On average, income per person in South Africa is estimated to have recorded very modest growth of 0.4% in real terms from 2011 to 2016, according to new earnings trend data from Standard Bank.
The Standard Bank Consumer Trends Report: 2016 uses data from the Bureau of Market Research (BMR), and was compiled by economists, Siphamandla Mkhwanazi and Kim Silberman.
Standard Bank found that total personal income is estimated at R3 trillion in 2016, up from R2.8 trillion in 2015, a nominal growth of 6.5% year-on-year.
With inflation of 6.3% in 2016, therefore, real growth in personal income in 2016 averaged 0.2% in 2016, which is not supportive of household expenditure, the report said.

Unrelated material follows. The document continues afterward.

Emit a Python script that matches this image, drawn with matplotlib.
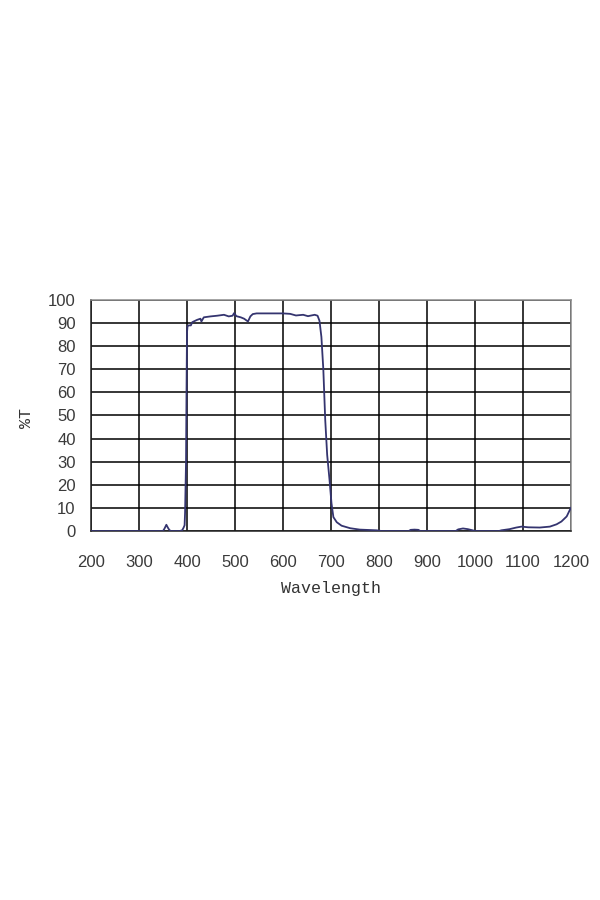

Accounting for population size, an average adult South African was poorer in 2016 than in 2015. The 2016 adult population is estimated at approximately 39.7 million, from 36.3 million in 2011.
In real terms, Standard Bank noted that income per person is estimated to have declined by -1.3% y/y in 2016, from R76,578 to R75,541 per annum.
Individuals in the lowest income group (R0-R12,700) are expected to have received a 2.2% real increase in income per person, while those in the highest income group (R1,698,001+) are expected to have become “poorer”, with income per person declining 8.8% in real terms between 2015 and 2016, the bank’s report said.
The report noted that since 2011, per capita income for the lowest income group has risen by 19% in real terms, from a low base of R807 to R989 pa. “The average income in this income group is subdued by the high number of people with no sources of income in SA, estimated to have been 41% of the adult population in 2016.”
This group accounts for approximately 50% of total adult population.
In the middle segment (Groups 3-5), income per person declined by an average 4.5% in real terms between 2011 and 2016, despite very little growth in the size of the segment.
The decline in income levels in these segments is primarily due to income growth that has not kept up with inflation, the report said.
Standard Bank’s data showed that 0.2% – 79,400 – of the working population earned a salary above R1.698 million annually, or R141,500 per month.
Only 1.1% of the working populations took home monthly earnings exceeding R65,000 per month, or R787,000 or more annually, while 3.3% took home a monthly salary of between R31,800 and R65,000.
In the affluent segments, real income per person declined significantly, by between 15% and 30% from 2011, Standard Bank said.
“The pace of income growth in these segments has not kept up with the pace of migration of the population, from lower income groups into affluent groups. Notwithstanding, the affluent segment still enjoys very high buying power,” the report said.
Income per person in Group 7 is estimated to have been R960,000 in 2016, down from R1.2 million in 2011 in real terms. Income per person in Group 8 is estimated at R4.53 million in 2016, down from R6.53 million in 2011 in real terms.
Standard Bank said that from BMR data it appears that government’s fiscal policy, which redistributes wealth and income via social grants as well as an increase in public sector employment via the expanded public works and other programmes, has made some progress with respect to reducing income inequality.